Begin with the first line of the material and copy each line word for word through the line that contains "import * as"; the pictures are left out.
[begin RECORDED DATA]
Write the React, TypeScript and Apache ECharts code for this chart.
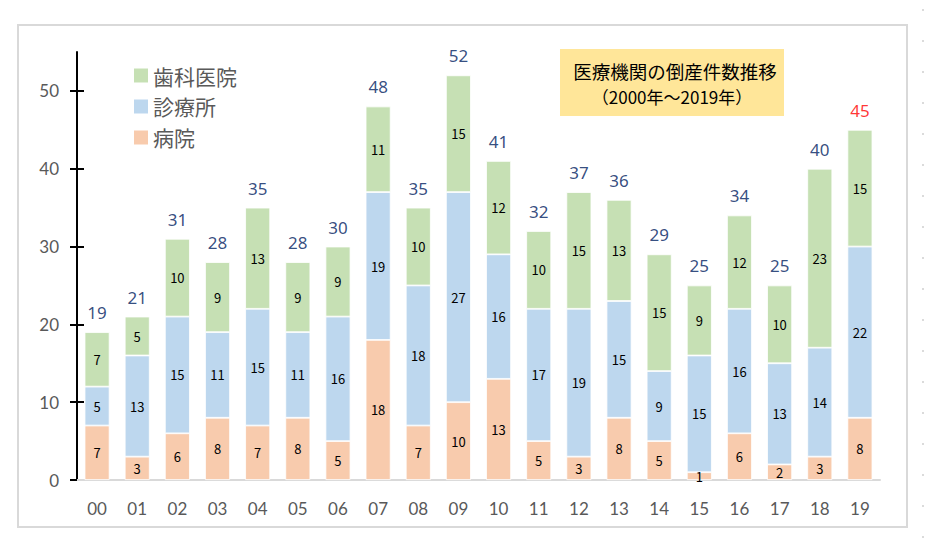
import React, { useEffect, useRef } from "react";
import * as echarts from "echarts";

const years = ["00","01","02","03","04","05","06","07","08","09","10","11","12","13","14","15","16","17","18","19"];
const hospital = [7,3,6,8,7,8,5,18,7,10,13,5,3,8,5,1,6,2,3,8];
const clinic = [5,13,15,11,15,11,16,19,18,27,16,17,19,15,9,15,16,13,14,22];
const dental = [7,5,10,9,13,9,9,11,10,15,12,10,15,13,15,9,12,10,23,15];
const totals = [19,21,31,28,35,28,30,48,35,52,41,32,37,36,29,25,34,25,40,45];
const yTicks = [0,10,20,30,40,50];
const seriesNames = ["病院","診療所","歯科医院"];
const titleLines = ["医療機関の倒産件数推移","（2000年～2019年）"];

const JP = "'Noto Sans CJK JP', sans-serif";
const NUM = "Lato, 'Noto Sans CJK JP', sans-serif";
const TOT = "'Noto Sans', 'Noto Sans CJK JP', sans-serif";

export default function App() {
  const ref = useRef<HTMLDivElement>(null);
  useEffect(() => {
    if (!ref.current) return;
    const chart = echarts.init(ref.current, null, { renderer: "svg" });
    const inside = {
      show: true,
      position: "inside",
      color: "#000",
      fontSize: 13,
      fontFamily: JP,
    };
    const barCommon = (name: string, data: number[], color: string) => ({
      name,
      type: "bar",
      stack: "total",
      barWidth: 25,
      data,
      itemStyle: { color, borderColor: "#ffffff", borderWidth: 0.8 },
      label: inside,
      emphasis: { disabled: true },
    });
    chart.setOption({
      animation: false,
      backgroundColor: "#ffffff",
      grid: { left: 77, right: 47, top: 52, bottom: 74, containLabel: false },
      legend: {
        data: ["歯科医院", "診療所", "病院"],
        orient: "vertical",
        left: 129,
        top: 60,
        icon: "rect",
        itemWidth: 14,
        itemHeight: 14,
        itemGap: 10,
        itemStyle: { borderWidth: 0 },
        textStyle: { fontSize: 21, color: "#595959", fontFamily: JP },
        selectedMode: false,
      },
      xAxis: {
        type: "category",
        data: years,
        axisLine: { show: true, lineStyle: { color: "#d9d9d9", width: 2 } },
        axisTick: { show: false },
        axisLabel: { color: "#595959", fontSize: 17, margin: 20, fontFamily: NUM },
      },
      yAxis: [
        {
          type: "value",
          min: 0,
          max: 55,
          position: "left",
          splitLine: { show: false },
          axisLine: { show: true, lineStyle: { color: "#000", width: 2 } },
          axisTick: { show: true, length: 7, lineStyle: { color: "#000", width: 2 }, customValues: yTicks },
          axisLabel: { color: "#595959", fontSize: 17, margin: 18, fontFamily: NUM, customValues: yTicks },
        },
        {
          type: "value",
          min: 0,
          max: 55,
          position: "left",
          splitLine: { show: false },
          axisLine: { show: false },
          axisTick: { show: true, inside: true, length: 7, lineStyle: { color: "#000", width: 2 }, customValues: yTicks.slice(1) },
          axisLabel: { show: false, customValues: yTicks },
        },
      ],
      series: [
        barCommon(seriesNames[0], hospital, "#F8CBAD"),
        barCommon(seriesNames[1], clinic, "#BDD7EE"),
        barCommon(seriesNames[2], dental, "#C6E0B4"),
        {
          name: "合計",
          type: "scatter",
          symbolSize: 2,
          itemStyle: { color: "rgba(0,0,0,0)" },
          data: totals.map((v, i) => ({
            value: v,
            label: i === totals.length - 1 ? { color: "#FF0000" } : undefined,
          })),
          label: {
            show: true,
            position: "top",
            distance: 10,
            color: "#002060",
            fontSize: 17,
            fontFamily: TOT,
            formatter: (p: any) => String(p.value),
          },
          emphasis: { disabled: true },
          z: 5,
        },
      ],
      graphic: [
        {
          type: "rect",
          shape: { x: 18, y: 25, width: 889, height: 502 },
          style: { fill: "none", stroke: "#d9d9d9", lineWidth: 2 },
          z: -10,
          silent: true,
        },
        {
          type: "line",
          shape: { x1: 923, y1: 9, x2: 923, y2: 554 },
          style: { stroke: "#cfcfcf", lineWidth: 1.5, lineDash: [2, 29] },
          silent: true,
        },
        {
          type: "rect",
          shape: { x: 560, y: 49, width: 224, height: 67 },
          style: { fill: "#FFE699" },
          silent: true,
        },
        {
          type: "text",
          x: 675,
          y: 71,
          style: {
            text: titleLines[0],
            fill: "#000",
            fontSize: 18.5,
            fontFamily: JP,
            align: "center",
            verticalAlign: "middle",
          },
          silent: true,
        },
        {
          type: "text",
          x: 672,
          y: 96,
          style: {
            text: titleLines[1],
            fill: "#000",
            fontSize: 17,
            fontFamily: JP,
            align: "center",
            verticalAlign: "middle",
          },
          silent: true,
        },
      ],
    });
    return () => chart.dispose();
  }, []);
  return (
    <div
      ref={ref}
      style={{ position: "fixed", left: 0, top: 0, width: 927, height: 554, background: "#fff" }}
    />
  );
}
[end RECORDED DATA]
▶ _EXERCISE ANSWER_:
Write the React, TypeScript and Apache ECharts code for this chart.
import React, { useEffect, useRef } from "react";
import * as echarts from "echarts";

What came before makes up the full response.